## What to produce
Everything from the first line of the data through the line with "XAxis, YAxis, CartesianGrid" is to be echoed exactly, minus the pictures.

## Data block
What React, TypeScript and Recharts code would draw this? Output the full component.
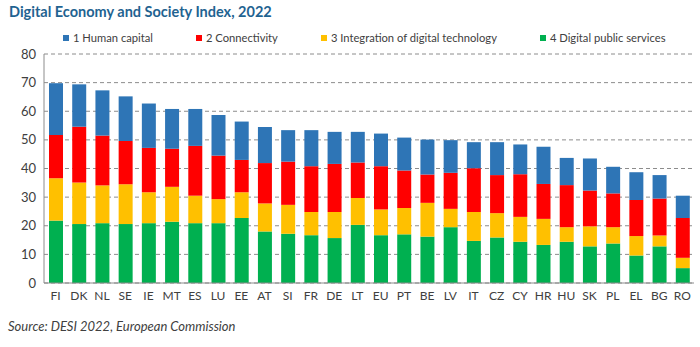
import React from "react";
import { BarChart, Bar, XAxis, YAxis, CartesianGrid } from "recharts";

const countries = ["FI","DK","NL","SE","IE","MT","ES","LU","EE","AT","SI","FR","DE","LT","EU","PT","BE","LV","IT","CZ","CY","HR","HU","SK","PL","EL","BG","RO"];
const humanCapital = [18.1,14.8,15.8,15.6,15.5,13.9,12.9,14.2,13.4,12.6,11.0,12.6,11.2,10.7,11.4,11.5,12.2,11.4,9.1,11.5,10.4,13.0,9.5,11.2,9.3,9.7,8.2,7.8];
const connectivity = [15.1,19.5,17.4,15.1,15.5,13.3,17.4,15.2,11.3,14.1,15.1,16.0,16.8,12.4,15.1,13.1,9.9,12.6,15.3,13.3,14.9,12.2,14.7,12.5,11.8,12.6,12.9,13.9];
const integration = [14.8,14.5,13.2,13.9,10.8,12.2,9.6,8.4,9.0,9.8,10.1,8.1,9.1,9.4,9.0,9.2,11.8,6.4,10.1,8.5,8.7,9.1,5.1,7.0,5.7,6.8,3.8,3.6];
const publicServices = [21.8,20.6,20.9,20.6,20.9,21.4,20.9,20.9,22.7,18.0,17.2,16.7,15.7,20.3,16.7,17.0,16.2,19.5,14.7,15.9,14.4,13.3,14.4,12.8,13.8,9.6,12.8,5.2];
const yTicks = [0,10,20,30,40,50,60,70,80];

const seriesNames = ["1 Human capital","2 Connectivity","3 Integration of digital technology","4 Digital public services"];
const colors = ["#2E75B6","#FF0000","#FFC000","#00B050"];

const data = countries.map((c, i) => ({
  country: c,
  hc: humanCapital[i],
  conn: connectivity[i],
  integ: integration[i],
  dps: publicServices[i],
}));

const font = "Lato, 'Open Sans', sans-serif";

export default function App() {
  return (
    <div style={{ position: "absolute", left: 0, top: 0, width: 700, height: 347, background: "#fff" }}>
      <div style={{ position: "absolute", left: 9, top: 3, fontFamily: font, fontWeight: 700, fontSize: 14.5, color: "#1F6391" }}>
        Digital Economy and Society Index, 2022
      </div>
      <div style={{ position: "absolute", left: 63, top: 31, display: "flex", gap: 43, fontFamily: font, fontSize: 11.2, color: "#404040", alignItems: "center" }}>
        {seriesNames.map((n, i) => (
          <div key={n} style={{ display: "flex", alignItems: "center" }}>
            <span style={{ width: 6, height: 6, background: colors[i], display: "inline-block", marginRight: 4 }} />
            <span>{n}</span>
          </div>
        ))}
      </div>
      <BarChart width={700} height={347} data={data} margin={{ top: 54, right: 6, bottom: 34, left: 0 }} barSize={14}>
        <CartesianGrid vertical={false} stroke="#8c8c8c" strokeDasharray="4 3" />
        <XAxis dataKey="country" interval={0} tickLine={false} axisLine={{ stroke: "#8c8c8c" }}
          tick={{ fill: "#404040", fontSize: 12, fontFamily: font }} height={30} />
        <YAxis domain={[0, 80]} ticks={yTicks} width={44} tickLine={false} axisLine={{ stroke: "#8c8c8c" }}
          tick={{ fill: "#404040", fontSize: 13, fontFamily: font }} />
        <Bar dataKey="dps" stackId="a" fill={colors[3]} name={seriesNames[3]} isAnimationActive={false} />
        <Bar dataKey="integ" stackId="a" fill={colors[2]} name={seriesNames[2]} isAnimationActive={false} />
        <Bar dataKey="conn" stackId="a" fill={colors[1]} name={seriesNames[1]} isAnimationActive={false} />
        <Bar dataKey="hc" stackId="a" fill={colors[0]} name={seriesNames[0]} isAnimationActive={false} />
      </BarChart>
      <div style={{ position: "absolute", left: 8, top: 318, fontFamily: font, fontStyle: "italic", fontSize: 13, color: "#404040" }}>
        Source: DESI 2022, European Commission
      </div>
    </div>
  );
}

## Answer for the task
What React, TypeScript and Recharts code would draw this? Output the full component.
import React from "react";
import { BarChart, Bar, XAxis, YAxis, CartesianGrid } from "recharts";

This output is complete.